> _Task details_
Gather all lines with the word "React" in them.

* start *

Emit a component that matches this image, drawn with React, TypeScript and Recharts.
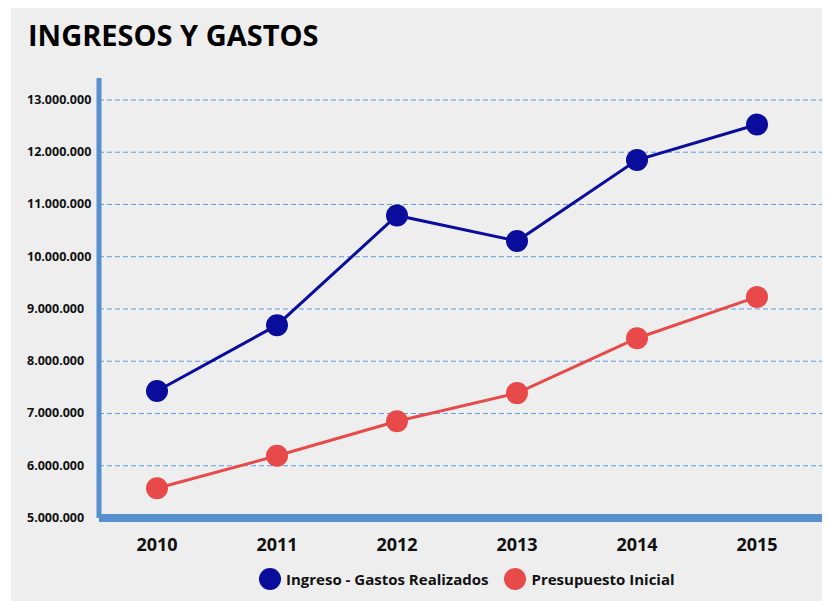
import React from 'react';
import { LineChart, Line, XAxis, YAxis, CartesianGrid } from 'recharts';

const years = ['2010', '2011', '2012', '2013', '2014', '2015'];
const ingresoGastos = [7430000, 8690000, 10790000, 10300000, 11850000, 12530000];
const presupuestoInicial = [5570000, 6190000, 6850000, 7390000, 8440000, 9230000];
const yTicks = [5000000, 6000000, 7000000, 8000000, 9000000, 10000000, 11000000, 12000000, 13000000];

const data = years.map((year, i) => ({
  year,
  ingreso: ingresoGastos[i],
  presupuesto: presupuestoInicial[i],
}));

const BLUE = '#0a0d9c';
const RED = '#e84a4a';
const AXIS = '#5590cc';
const FONT = '"Open Sans", sans-serif';

const fmt = (v: number) => v.toLocaleString('de-DE');

const YTick = (props: any) => {
  const { y, payload } = props;
  return (
    <text x={16} y={y} dy={4} textAnchor="start" fontSize={12.5} fontWeight={700} fill="#111" fontFamily={FONT}>
      {fmt(payload.value)}
    </text>
  );
};

const legendItems = [
  { label: 'Ingreso - Gastos Realizados', color: BLUE },
  { label: 'Presupuesto Inicial', color: RED },
];

const App = () => {
  return (
    <div style={{ position: 'relative', marginLeft: 3, width: 815, height: 593, background: '#eeeeee', overflow: 'hidden' }}>
      <div style={{ position: 'absolute', left: 17, top: 7, fontFamily: FONT, fontWeight: 700, fontSize: 29, color: '#000' }}>
        INGRESOS Y GASTOS
      </div>
      <LineChart width={815} height={593} data={data} margin={{ top: 70, right: 3, bottom: 0, left: 0 }}>
        <CartesianGrid
          horizontal
          vertical={false}
          stroke="#5b9fe0"
          strokeDasharray="5 3"
          horizontalValues={yTicks.slice(1)}
        />
        <XAxis
          dataKey="year"
          padding={{ left: 58, right: 66 }}
          axisLine={{ stroke: AXIS, strokeWidth: 8 }}
          tickLine={false}
          tickSize={0}
          tickMargin={20}
          height={83}
          tick={{ fontSize: 18, fontWeight: 700, fill: '#111', fontFamily: FONT }}
        />
        <YAxis
          width={88}
          domain={[5000000, 13420000]}
          ticks={yTicks}
          axisLine={{ stroke: AXIS, strokeWidth: 5 }}
          tickLine={false}
          tick={<YTick />}
        />
        <Line
          type="linear"
          dataKey="ingreso"
          stroke={BLUE}
          strokeWidth={3}
          dot={{ r: 11, fill: BLUE, stroke: 'none' }}
          activeDot={false}
          isAnimationActive={false}
        />
        <Line
          type="linear"
          dataKey="presupuesto"
          stroke={RED}
          strokeWidth={3}
          dot={{ r: 11, fill: RED, stroke: 'none' }}
          activeDot={false}
          isAnimationActive={false}
        />
      </LineChart>
      <div
        style={{
          position: 'absolute',
          left: 248,
          top: 560,
          display: 'flex',
          alignItems: 'center',
          fontFamily: FONT,
          fontWeight: 700,
          fontSize: 15,
          color: '#111',
        }}
      >
        {legendItems.map((it) => (
          <div key={it.label} style={{ display: 'flex', alignItems: 'center', marginRight: 16 }}>
            <span style={{ width: 22, height: 22, borderRadius: 11, background: it.color, display: 'inline-block', marginRight: 5 }} />
            <span>{it.label}</span>
          </div>
        ))}
      </div>
    </div>
  );
};

export default App;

* end *

> _Response to this task_
Emit a component that matches this image, drawn with React, TypeScript and Recharts.
import React from 'react';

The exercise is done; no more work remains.